Yeah, definitely. I mean there are certain assignments that for whatever reason are really hard. It’s crazy hot out or it’s a super challenging fire because of the terrain or something like that. There are definitely times that I think to myself, whatever it happens to be, ‘If I get through this block of time, that pays for a Europe trip,’ or something along those lines. That keeps the spirits up.

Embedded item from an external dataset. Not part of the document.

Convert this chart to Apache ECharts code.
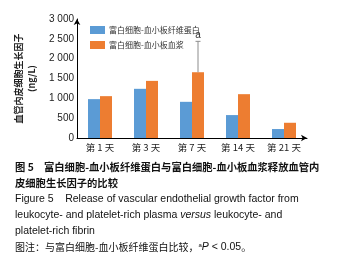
<!DOCTYPE html>
<html><head><meta charset="utf-8">
<script src="https://cdn.jsdelivr.net/npm/echarts@6/dist/echarts.min.js"></script>
<style>html,body{margin:0;padding:0;background:#fff}#c{width:345px;height:274px}</style>
</head><body><div id="c"></div>
<script>
const categories = ['第 1 天', '第 3 天', '第 7 天', '第 14 天', '第 21 天'];
const seriesNames = ['富白细胞-血小板纤维蛋白', '富白细胞-血小板血浆'];
const prfValues = [980, 1240, 912, 578, 226];
const prpValues = [1055, 1440, 1658, 1105, 384];
const prpErrorTop = [null, null, 2437, null, null];
const sigMarks = [null, null, 'a', null, null];
const yTicks = [0, 500, 1000, 1500, 2000, 2500, 3000];
const yName = '血管内皮细胞生长因子\n(ng/L)';

const errData = [];
prpErrorTop.forEach((v, i) => { if (v != null) errData.push([i, v, prpValues[i], sigMarks[i] || '']); });

const CJK = '"Noto Sans CJK SC", "Liberation Sans", Arial, sans-serif';
const LAT = '"Liberation Sans", Arial, "Noto Sans CJK SC", sans-serif';

const chart = echarts.init(document.getElementById('c'), null, {renderer: 'canvas'});
chart.setOption({
  animation: false,
  grid: {left: 77, right: 38, top: 19, bottom: 136, containLabel: false},
  legend: {
    orient: 'vertical', left: 85, top: 21, itemWidth: 15, itemHeight: 8, itemGap: 7,
    icon: 'rect', textStyle: {fontSize: 8, color: '#333', fontFamily: CJK, padding: [0, 0, 0, -1]},
    data: seriesNames
  },
  xAxis: {
    type: 'category', data: categories,
    axisLine: {show: true, lineStyle: {color: '#000', width: 1}, symbol: ['none', 'arrow'], symbolSize: [5, 6]},
    axisTick: {show: false},
    axisLabel: {fontSize: 9.5, color: '#222', margin: 5, fontFamily: CJK, interval: 0}
  },
  yAxis: {
    type: 'value', min: yTicks[0], max: yTicks[yTicks.length - 1], interval: yTicks[1] - yTicks[0],
    axisLine: {show: true, lineStyle: {color: '#000', width: 1}, symbol: ['none', 'arrow'], symbolSize: [5, 6]},
    axisTick: {show: false},
    splitLine: {show: false},
    axisLabel: {fontSize: 10, color: '#222', margin: 3, fontFamily: LAT, padding: [7, 0, 0, 0],
      formatter: v => v >= 1000 ? String(v).replace(/(\d)(\d{3})$/, '$1 $2') : String(v)},
    name: yName, nameLocation: 'middle', nameGap: 33, nameRotate: 90,
    nameTextStyle: {fontSize: 9, fontWeight: 'bold', color: '#222', lineHeight: 13, fontFamily: CJK}
  },
  series: [
    {name: seriesNames[0], type: 'bar', data: prfValues, barWidth: 12, barGap: '0%', itemStyle: {color: '#5B9BD5'}},
    {name: seriesNames[1], type: 'bar', data: prpValues, barWidth: 12, barGap: '0%', itemStyle: {color: '#ED7D31'}},
    {
      type: 'custom', data: errData, z: 5,
      renderItem: function (params, api) {
        const idx = api.value(0);
        const top = api.coord([idx, api.value(1)]);
        const base = api.coord([idx, api.value(2)]);
        const x = base[0] + 6;
        const mark = errData[params.dataIndex][3];
        return {type: 'group', children: [
          {type: 'line', shape: {x1: x, y1: base[1], x2: x, y2: top[1]}, style: {stroke: '#8c8c8c', lineWidth: 1}},
          {type: 'line', shape: {x1: x - 2.5, y1: top[1], x2: x + 2.5, y2: top[1]}, style: {stroke: '#8c8c8c', lineWidth: 1}},
          {type: 'text', style: {text: mark, x: x, y: top[1] - 1, textAlign: 'center', textVerticalAlign: 'bottom',
            font: '10px "Liberation Sans", Arial', fill: '#333'}}
        ]};
      }
    }
  ],
  graphic: [
    {type: 'text', left: 15, top: 162, style: {text: '图 5　富白细胞-血小板纤维蛋白与富白细胞-血小板血浆释放血管内',
      font: 'bold 10.3px ' + CJK, fill: '#111'}},
    {type: 'text', left: 15, top: 178, style: {text: '皮细胞生长因子的比较', font: 'bold 10.3px ' + CJK, fill: '#111'}},
    {type: 'text', left: 15, top: 194, style: {text: 'Figure 5    Release of vascular endothelial growth factor from',
      font: '10.5px ' + LAT, fill: '#111'}},
    {type: 'text', left: 15, top: 210, style: {
      text: '{n|leukocyte- and platelet-rich plasma }{i|versus}{n| leukocyte- and}',
      rich: {n: {font: '10.5px ' + LAT, fill: '#111'}, i: {font: 'italic 10.5px ' + LAT, fill: '#111'}}}},
    {type: 'text', left: 15, top: 226, style: {text: 'platelet-rich fibrin', font: '10.5px ' + LAT, fill: '#111'}},
    {type: 'text', left: 15, top: 242, style: {
      text: '{c|图注：与富白细胞-血小板纤维蛋白比较，}{s|a}{i|P}{n| < 0.05}{c|。}',
      rich: {
        c: {font: '10px ' + CJK, fill: '#111'},
        s: {font: '6px ' + LAT, fill: '#111', verticalAlign: 'top', padding: [0, 0, 5, 0]},
        i: {font: 'italic 10.5px ' + LAT, fill: '#111'},
        n: {font: '10.5px ' + LAT, fill: '#111'}
      }}}
  ]
});
</script></body></html>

It is likely not advisable, but Cox is counting down the months until powder turns, mid-flight. PHOTO: Darby Thomson
It is likely not advisable, but Cox is counting down the months until powder turns, mid-flight. PHOTO: Darby Thomson

I can imagine that skiing the Alps is a great motivator. Is Europe a common destination for you in the winter?
Europe trips are usually my big-ticket deal—literally and figuratively—for the winter. I’ve been almost every season since I was 20. Every year I try to go a couple spots that I’ve been before, just because I have a somewhat decent understanding of the lay of the land. I also try to incorporate one new place that I’ve never been, just to expand my knowledge base.

What similarities do you see between firefighting and skiing?
I think it attracts the same kind of people. I know a fair amount of guys that are in fire, and I think the drive and factor is there so they can ski during the winter. So I would say personality would probably be the common denominator between the two.

You get really high-caliber folks with diverse backgrounds and interests. Pretty much anything you can imagine, there’s somebody in the off-season doing it. There are some guys that go on big sailing trips in the Caribbean, other folks that will go to one of the research centers in Antarctica, folks that spend the whole winter in Thailand. I have a buddy that used to surf in Mexico all winter. A couple of the guys rode motorcycles to the tip of South America one year.

Cox arcs his way down the Schilthorn, high in the Bernese Alps of Switzerland. PHOTO: Jure Roethlisberger
Cox arcs his way down the Schilthorn, high in the Bernese Alps of Switzerland. PHOTO: Jure Roethlisberger

So have you lived in Bozeman most of your life?
Yeah. I spent a winter in Salt Lake, but predominantly I’ve always lived in Bozeman. During the summer I’ve lived a couple different spots, but that’s just been for fire. I was in McCall, Idaho, and then I just transferred back to Missoula. I learned how to ski at Big Sky. Skied there for a couple seasons and then we started skiing at Bridger in 1986.

Word is that you wrote Stepping Up, the guide to Bridger Bowl. Where did the vision for that come from?
I’ve known Robb Gaffney for a long time, and when he put out the Squallywood book, that was a huge inspiration. I wrote it with my buddy Tavis (Campbell) who I used to work with—he’s actually a city firefighter now. We were at one of the bars in Bozeman with Robb, and he really encouraged us. We had been kicking the idea around and making real slow progress on it for a couple years, but it wasn’t really going anywhere. And then he kind of pushed us over the edge a little bit, so to speak, and then we went and invested a bunch of time into it.

Moving forward, do you plan to continue on the same path, skiing as much as possible?
I am hopefully going to continue to have full winters for as long as feasible. I don’t think I’ve ever had a doubt or I’ve ever had a season where I feel like it’s something I don’t want to do. It’s always kind of at the forefront. I really, really look forward to winter every year, and hopefully, I want to have as much longevity as possible and ski for a long time.